Keith Haring was born in a White, working-class town in Eastern Pennsylvania. After briefly attending a commercial art school in Pittsburgh, he studied semiotics at the School of the Visual Arts in Manhattan in 1978. His timing was impeccable, for he arrived just when a newly created market in contemporary American art began to prosper. Life was very inexpensive, and gay culture was flourishing.

Since an authorized biography was published a year after Haring’s death, Brad Gooch’s goal with Radiant: The Life and Line of Keith Haring was, he notes, “to write a full-scale biography of the artist for a new generation.” He talked to many survivors of the AIDS epidemic, studied the archives, and read the critical literature. Radiant is a bountiful source of information: We learn about Haring’s childhood, his gradual discovery that he was gay, and his career. And we get an exhaustingly full account of his social life. But it says oddly little about his art, which was what made that career possible. If you want to see images of his work, or read a detailed interpretation of it, you need to look elsewhere.
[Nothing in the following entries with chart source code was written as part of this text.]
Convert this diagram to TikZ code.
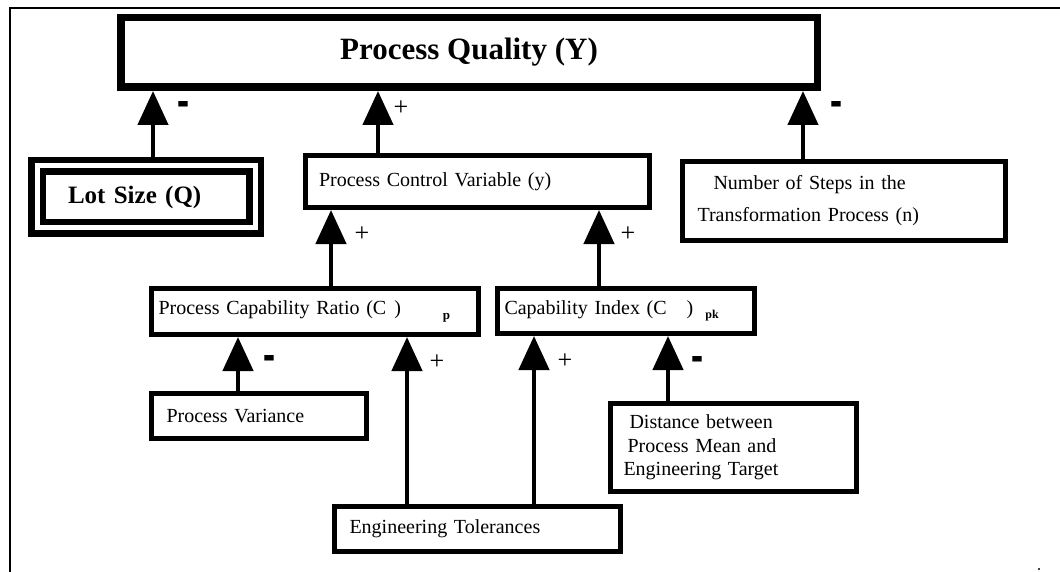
\documentclass[tikz,border=0pt]{standalone}
\usepackage{fontspec}
\setmainfont{Liberation Serif}
\usetikzlibrary{arrows.meta}

\tikzset{
  box/.style={draw, rectangle, line width=5pt, inner ysep=0pt, align=left,
    font=\fontsize{20}{24}\selectfont},
  arr/.style={line width=4.5pt, -{Triangle[length=34pt,width=30pt]}},
  plus/.style={inner sep=0pt, font=\fontsize{26}{26}\selectfont},
  minus/.style={inner sep=0pt, font=\fontsize{36}{36}\selectfont\bfseries},
}

\begin{document}
\begin{tikzpicture}[x=1pt, y=-1pt]
  \useasboundingbox (0,0) rectangle (1060,572);

  % frame lines along the top and the left
  \draw[line width=2pt] (10,572) -- (10,8) -- (1060,8);
  \fill (1039,569) circle (1.2);

  % main outcome
  \node[draw, rectangle, line width=7.5pt, minimum width=696.5pt, minimum height=69.5pt,
        font=\fontsize{31}{31}\selectfont\bfseries] (top) at (469,52.5) {Process Quality (Y)};

  % first level
  \node[draw, rectangle, double, double distance=5pt, line width=6.5pt, outer sep=9pt,
        minimum width=218pt, minimum height=62pt, text width=156pt, inner xsep=31pt,
        align=left, font=\fontsize{25}{25}\selectfont\bfseries] (lot) at (146,197) {Lot Size (Q)};
  \node[box, minimum height=52pt, text width=317pt, inner xsep=13.5pt] (pcv) at (477.5,181.5)
        {Process Control Variable (y)};
  \node[box, minimum height=79pt, text width=293pt, inner xsep=15pt,
        font=\fontsize{20}{32}\selectfont] (nos) at (844,201)
        {\hspace*{16pt}Number of Steps in the\\Transformation Process (n)};

  % second level
  \node[box, minimum height=46pt, text width=313pt, inner xsep=7pt] (pcr) at (315,311.5)
        {Process Capability Ratio (C\hspace{8pt})\hspace{42pt}\raisebox{-5pt}{\fontsize{13}{13}\selectfont\bfseries p}};
  \node[box, minimum height=45pt, text width=243pt, inner xsep=7pt] (ci) at (626,311)
        {Capability Index (C\hspace{20pt})\hspace{12pt}\raisebox{-4pt}{\fontsize{12}{12}\selectfont\bfseries pk}};

  % third level
  \node[box, minimum height=45pt, text width=185pt, inner xsep=15pt] (pv) at (259,416)
        {Process Variance};
  \node[box, minimum height=45pt, text width=256pt, inner xsep=15pt] (et) at (477.5,529)
        {Engineering Tolerances};
  \node[box, minimum height=88pt, text width=220pt, inner xsep=13pt,
        font=\fontsize{20}{23.5}\selectfont] (dist) at (733.5,447.5)
        {\hspace*{6pt}Distance between\\\hspace*{4pt}Process Mean and\\Engineering Target};

  % columns of the connectors
  \coordinate (xa) at (153,0);
  \coordinate (xb) at (378,0);
  \coordinate (xc) at (803,0);
  \coordinate (xd) at (331,0);
  \coordinate (xe) at (599,0);
  \coordinate (xf) at (238,0);
  \coordinate (xg) at (407,0);
  \coordinate (xh) at (534,0);
  \coordinate (xi) at (668,0);

  % influences
  \draw[arr] (lot.north -| xa) -- (top.south -| xa);
  \draw[arr] (pcv.north -| xb) -- (top.south -| xb);
  \draw[arr] (nos.north -| xc) -- (top.south -| xc);
  \draw[arr] (pcr.north -| xd) -- (pcv.south -| xd);
  \draw[arr] (ci.north -| xe) -- (pcv.south -| xe);
  \draw[arr] (pv.north -| xf) -- (pcr.south -| xf);
  \draw[arr] (et.north -| xg) -- (pcr.south -| xg);
  \draw[arr] (et.north -| xh) -- (ci.south -| xh);
  \draw[arr] (dist.north -| xi) -- (ci.south -| xi);

  % signs of the influences
  \node[minus] (s1) at (183,110.5) {\scalebox{1}[1.8]{-}};
  \node[plus]  (s2) at (401,108) {+};
  \node[minus] (s3) at (836,110) {\scalebox{1}[1.8]{-}};
  \node[plus]  (s4) at (362,234) {+};
  \node[plus]  (s5) at (628,234) {+};
  \node[minus] (s6) at (269,364) {\scalebox{1}[1.8]{-}};
  \node[plus]  (s7) at (437,362) {+};
  \node[plus]  (s8) at (565,361) {+};
  \node[minus] (s9) at (697,365) {\scalebox{1}[1.8]{-}};
\end{tikzpicture}
\end{document}
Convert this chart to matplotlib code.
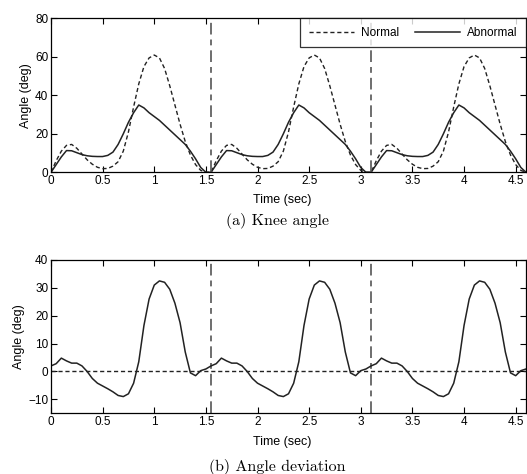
import numpy as np
import matplotlib
matplotlib.use('Agg')
import matplotlib.pyplot as plt

plt.rcParams['font.family'] = ['Liberation Sans', 'DejaVu Sans']

# One gait cycle (time within cycle, sec); the figure repeats it 3 times
cycle_t = [0.00, 0.05, 0.10, 0.15, 0.20, 0.25, 0.30, 0.35, 0.40, 0.45,
           0.50, 0.55, 0.60, 0.65, 0.70, 0.75, 0.80, 0.85, 0.90, 0.95,
           1.00, 1.05, 1.10, 1.15, 1.20, 1.25, 1.30, 1.35, 1.40, 1.45, 1.50]
cycle_starts = [0.0, 1.55, 3.10]

# Knee angle (deg)
normal = [0, 6, 11, 14, 14.5, 12.5, 9.5, 6.5, 4.2, 2.6,
          1.9, 2.0, 3.2, 5.5, 11, 21, 34, 46, 55, 59.5,
          61, 59.5, 54, 45, 35, 25, 16, 9, 4, 1, 0]
abnormal = [0, 4, 8, 11.3, 11.2, 10.2, 9.2, 8.6, 8.3, 8.2,
            8.2, 8.8, 10.5, 14.5, 20, 26, 31, 35, 33.5, 31,
            29, 27, 24.5, 22, 19.5, 17, 14.5, 11, 7, 2.5, 0]

# Angle deviation (deg)
deviation = [2.0, 2.8, 4.8, 3.8, 3.0, 3.0, 2.0, 0.0, -2.5, -4.2,
             -5.2, -6.2, -7.3, -8.6, -9.0, -8.0, -4.2, 3.5, 16.5, 26,
             31, 32.5, 32, 29.5, 24.5, 17.5, 7.0, -0.5, -1.5, 0.3, 0.9]

cycle_marks = [1.545, 3.10]

t = np.concatenate([np.array(cycle_t) + s for s in cycle_starts])
n_cyc = len(cycle_starts)
normal_all = np.tile(normal, n_cyc)
abnormal_all = np.tile(abnormal, n_cyc)
deviation_all = np.tile(deviation, n_cyc)

fig = plt.figure(figsize=(5.27, 4.74), dpi=100)
ax1 = fig.add_axes([51/527, 1-172.3/474, 475/527, (172.3-18.5)/474])
ax2 = fig.add_axes([51/527, 1-413.3/474, 475/527, (413.3-260)/474])

line_col = '#222222'
ax1.plot(t, normal_all, color=line_col, lw=1.0, dashes=(3, 2), label='Normal')
ax1.plot(t, abnormal_all, color=line_col, lw=1.1, label='Abnormal')
for xm in cycle_marks:
    ax1.axvline(xm, color='#555555', lw=1.2, dashes=(7, 3, 3.5, 3))
    ax2.axvline(xm, color='#555555', lw=1.2, dashes=(7, 3, 3.5, 3))

ax2.plot(t, deviation_all, color=line_col, lw=1.1)
ax2.axhline(0, color='#222222', lw=1.0, dashes=(3, 2))

ax1.set_xlim(0, 4.6)
ax1.set_ylim(0, 80)
ax1.set_yticks([0, 20, 40, 60, 80])
ax2.set_xlim(0, 4.6)
ax2.set_ylim(-15, 40)
ax2.set_yticks([-10, 0, 10, 20, 30, 40])

for ax in (ax1, ax2):
    ax.set_xticks([0, 0.5, 1, 1.5, 2, 2.5, 3, 3.5, 4, 4.5])
    ax.set_xticklabels(['0', '0.5', '1', '1.5', '2', '2.5', '3', '3.5', '4', '4.5'])
    ax.tick_params(direction='in', top=True, right=True, labelsize=8.5,
                   length=4, width=0.8, pad=2)
    for sp in ax.spines.values():
        sp.set_linewidth(0.9)
    ax.set_ylabel('Angle (deg)', fontsize=9, labelpad=2)
    ax.set_xlabel('Time (sec)', fontsize=9)
ax1.xaxis.set_label_coords(0.487, -0.14)
ax2.xaxis.set_label_coords(0.487, -0.15)

leg = ax1.legend(loc='upper right', ncol=2, fontsize=8.5, frameon=True,
                 fancybox=False, edgecolor='black', borderaxespad=0,
                 handlelength=3.8, columnspacing=1.4, handletextpad=0.6,
                 borderpad=0.7)
leg.get_frame().set_linewidth(0.9)

fig.text(277/527, 1-221/474, '(a) Knee angle', family='cmr10',
         fontsize=11.5, ha='center', va='center')
fig.text(277/527, 1-467/474, '(b) Angle deviation', family='cmr10',
         fontsize=11.5, ha='center', va='center')

fig.savefig('out.png', dpi=100)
When Haring arrived in New York, public spaces were falling apart and graffiti covered the subway cars. But in December 1980, he discovered an unused public space: the “empty panel(s) covered in soft black matte paper on a station wall,” Gooch writes, were blank spaces ready to be pasted over by advertisements. He purchased chalk and made drawings, which had a vast audience for a couple of weeks, before they were covered by commercial posters. He soon became well known through these artworks, resulting in invitations into art galleries, where was able to scale up his work in response to the new context. None of his fellow graffiti artists made this surprising transition, except for his frenemy Jean-Michel Basquiat. Leo Castelli, David Hockney, and James Rosenquist were all astonished at Haring’s uncanny ability to improvise, making large works without doing drawings. 

Haring showed widely in Japan and Western Europe thanks to the American art market’s lavishly funded industrialization, but he was frustrated because he was not taken seriously as an artist. (In fact, in the 1980s I myself scorned his art.) In Radiant, Gooch writes that Haring once said, “I am not a beginning. I am not an end. I am a link in a chain.” He certainly was the true successor of artists such as Andy Warhol, who admired his work. This book reveals how gentrification and AIDS destroyed his art world. But it doesn’t suggest who might be his artistic successors.

Radiant: The Life and Line of Keith Haring (2024) by Brad Gooch is published by Harper and available online and at independent booksellers.